When writing on a music form on the internet, it most likely takes a Jesuits discipline to remember there needs to be a balance to what rattle through out headphones to make the world go 'round. So calling a spade a spade, Houston's work was certainly craft, and whether or not there was passion is for you to decide. It was certainly conditioned ("ok this track needs to be passionate") but it isn't disqualifying. And if anything it harkens back to a time when music was created more like films than the garage-born DIY stuff we see today. Houston's music was "American Graffiti" while many of what would follow her reign at the top sends to be the sonic equivelent of a soap box racer. Tin Pan Alley was written by Writers, played by Performers, and sang by Singers. Why is this different than Houston and why do we consider it less?

If there is any performance that settled the argument it was her Super Bowl performance of the Star-Spangled Banner. A song crafted with such a ridiculous arrangement (vocally) one might be on to something to refer to it as the vocal equivelent of the Rach 3 (Rachmaninov Piano Concerto 3).



No jingoism intended. The song happens to be very difficult to sing correctly, and as an American, we've been punished by countless no-talent hacks botching the god damn thing so badly they ought to be tried for treason. But I digress.

Its a curious thing to say, 50 years on, that what we appreciate in the here and now (the 30's) is more valued than what we've seen since the Studio's of the 70's mastered shlock. Theres some digging done on this issue that requires more time and interest than some mad jackle on a throw away blog of rambles and grumbles.

and further more, is it this too-little too-late mentality that requires that we go to the grave after ever artist dies and dig up some deep respect we have for them? As one friend posted on his Facebook "Who intentionally listened to Whitney Houston in the past 12 months?" if we're being honest with ourselves, it was probably less than 1% of the American populous.

So why the Grammy play-up? Is it just the human condition of wanting what we've lost? Is it a postmortem concession for an industry that abandons as quickly as it propels? Houston's is a genre that no longer carries water. While it may have been the Resurrection of Tin Pan Alley (or 2.0 as it were), it didn't survive the 80's. It had something of a revival in the late 1990's with a coffee house make-over. But by then the game had changed, and the nation had clearly changed. Houston was good, but in the newest incarnation she wouldn't be taken seriously.

Talent had gone, surplus to requirement. Good players were not needed to play boring chords on an acoustic guitar.

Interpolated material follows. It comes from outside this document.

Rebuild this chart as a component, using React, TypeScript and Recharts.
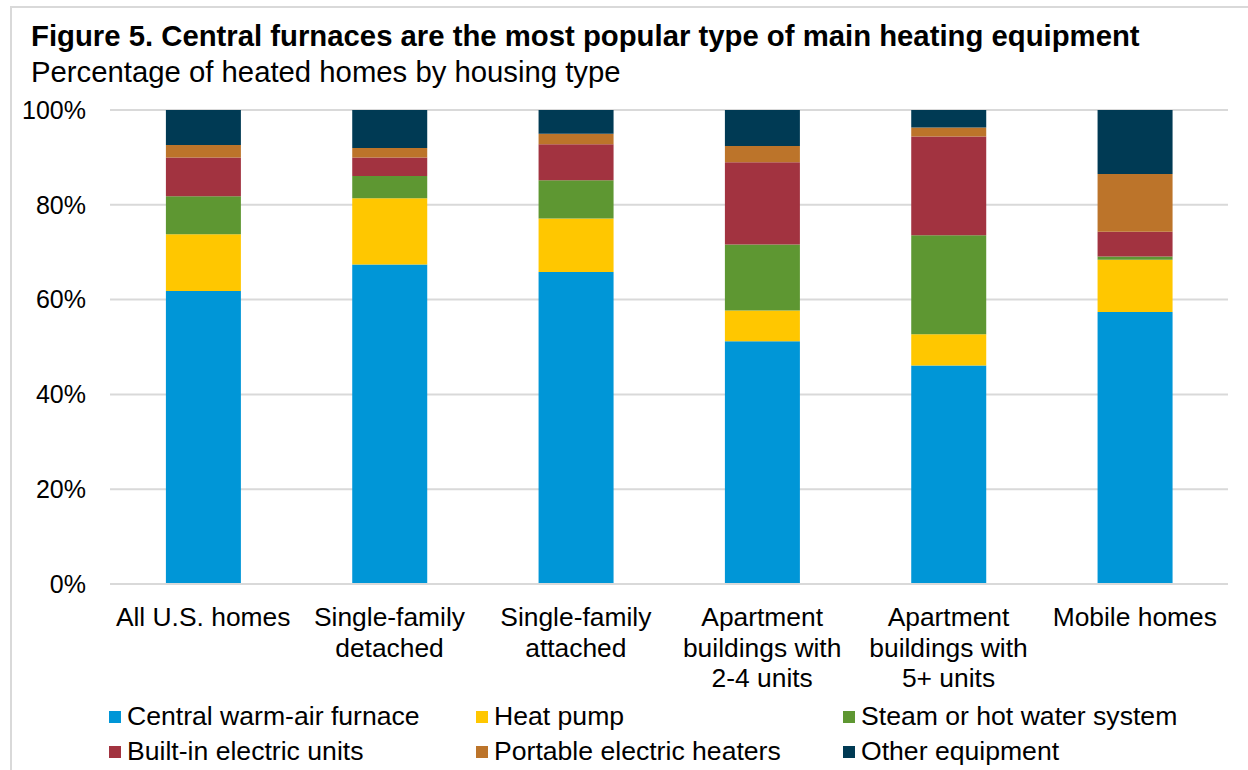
import { BarChart, Bar, XAxis, YAxis, CartesianGrid } from 'recharts';

// housing types (line breaks as in the original labels)
const categories = [
  'All U.S. homes',
  'Single-family\ndetached',
  'Single-family\nattached',
  'Apartment\nbuildings with\n2-4 units',
  'Apartment\nbuildings with\n5+ units',
  'Mobile homes',
];

// percent of heated homes, per equipment type
const furnace = [61.8, 67.4, 65.8, 51.2, 46.1, 57.4];
const heatPump = [12.0, 14.0, 11.3, 6.5, 6.6, 11.0];
const steam = [8.0, 4.7, 8.1, 13.9, 20.9, 0.7];
const builtIn = [8.2, 3.9, 7.6, 17.4, 20.8, 5.2];
const portable = [2.6, 2.0, 2.2, 3.4, 1.9, 12.2];
const other = [7.4, 8.0, 5.0, 7.6, 3.7, 13.5];

const yTicks = [0, 20, 40, 60, 80, 100];

const series = [
  { key: 'furnace', name: 'Central warm-air furnace', color: '#0096D7', values: furnace },
  { key: 'heatPump', name: 'Heat pump', color: '#FFC700', values: heatPump },
  { key: 'steam', name: 'Steam or hot water system', color: '#5E9732', values: steam },
  { key: 'builtIn', name: 'Built-in electric units', color: '#A23340', values: builtIn },
  { key: 'portable', name: 'Portable electric heaters', color: '#BC742A', values: portable },
  { key: 'other', name: 'Other equipment', color: '#003A54', values: other },
];

const data = categories.map((name, i) => {
  const row: Record<string, string | number> = { name };
  series.forEach((s) => {
    row[s.key] = s.values[i];
  });
  return row;
});

const FONT = '"Liberation Sans", Arial, sans-serif';

function CategoryTick(props: any) {
  const { x, y, payload } = props;
  const lines = String(payload.value).split('\n');
  return (
    <text x={x} y={y} textAnchor="middle" fill="#000" fontSize={26.4} fontFamily={FONT}>
      {lines.map((line, i) => (
        <tspan key={i} x={x} dy={i === 0 ? 34 : 30.5}>
          {line}
        </tspan>
      ))}
    </text>
  );
}

export default function App() {
  return (
    <div
      style={{
        position: 'absolute',
        left: 0,
        top: 0,
        width: 1248,
        height: 770,
        background: '#fff',
        fontFamily: FONT,
        overflow: 'hidden',
      }}
    >
      {/* frame */}
      <div
        style={{
          position: 'absolute',
          left: 10,
          top: 6,
          right: -4,
          bottom: -4,
          borderTop: '2px solid #d9d9d9',
          borderLeft: '2px solid #d9d9d9',
        }}
      />
      <div
        style={{
          position: 'absolute',
          left: 31,
          top: 20.5,
          fontSize: 29.3,
          lineHeight: '29px',
          fontWeight: 'bold',
          color: '#000',
          whiteSpace: 'nowrap',
        }}
      >
        Figure 5. Central furnaces are the most popular type of main heating equipment
      </div>
      <div
        style={{
          position: 'absolute',
          left: 31,
          top: 56.5,
          fontSize: 29.3,
          lineHeight: '29px',
          color: '#000',
          whiteSpace: 'nowrap',
        }}
      >
        Percentage of heated homes by housing type
      </div>

      <div style={{ position: 'absolute', left: 0, top: 0 }}>
        <BarChart
          width={1248}
          height={770}
          data={data}
          margin={{ top: 110, right: 20, bottom: 86, left: 10 }}
          barCategoryGap="30%"
        >
          <CartesianGrid vertical={false} stroke="#d9d9d9" strokeWidth={2} />
          <XAxis
            dataKey="name"
            interval={0}
            height={100}
            tickLine={false}
            axisLine={{ stroke: '#d9d9d9', strokeWidth: 2 }}
            tick={<CategoryTick />}
          />
          <YAxis
            width={100}
            domain={[0, 100]}
            ticks={yTicks}
            tickFormatter={(v: number) => `${v}%`}
            tickLine={false}
            axisLine={false}
            tickMargin={18}
            tick={{ fill: '#000', fontSize: 25, fontFamily: FONT }}
          />
          {series.map((s) => (
            <Bar
              key={s.key}
              dataKey={s.key}
              name={s.name}
              stackId="a"
              fill={s.color}
              isAnimationActive={false}
            />
          ))}
        </BarChart>
      </div>

      {/* legend, 3 columns x 2 rows */}
      {series.map((s, i) => {
        const col = i % 3;
        const row = Math.floor(i / 3);
        const left = 109 + col * 367;
        return (
          <div key={s.key}>
            <div
              style={{
                position: 'absolute',
                left,
                top: 711 + row * 35,
                width: 12,
                height: 12,
                background: s.color,
              }}
            />
            <div
              style={{
                position: 'absolute',
                left: left + 18,
                top: 703 + row * 35,
                fontSize: 26.6,
                lineHeight: '26px',
                color: '#000',
                whiteSpace: 'nowrap',
              }}
            >
              {s.name}
            </div>
          </div>
        );
      })}
    </div>
  );
}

Was what we're seeing sweep across the landscape a human lament for a genre that, having left its own for dead, had played by the rules so well, did everything right, and were still abandoned by a disinterested public?

The question that should remain is not about Whitney Houston but about music in general. Is there a purpose in sticking within the western scales and digestible time signatures? Has music moved well beyond craft in an age where I can get 12,000 views singing off-key versions of Foreigner songs into my webcam.

If Whitney is to be mourned, then let her be the figure-head of craft. Let her not represent a genre lost to time and filled to the gills by throw-away, over produced garbage. Instead let her be a symbol for everyone who worked their figures to the bone to be a session musician. Is there no room for them any longer?

Is there No Country for Old Men who play the saxophone any more?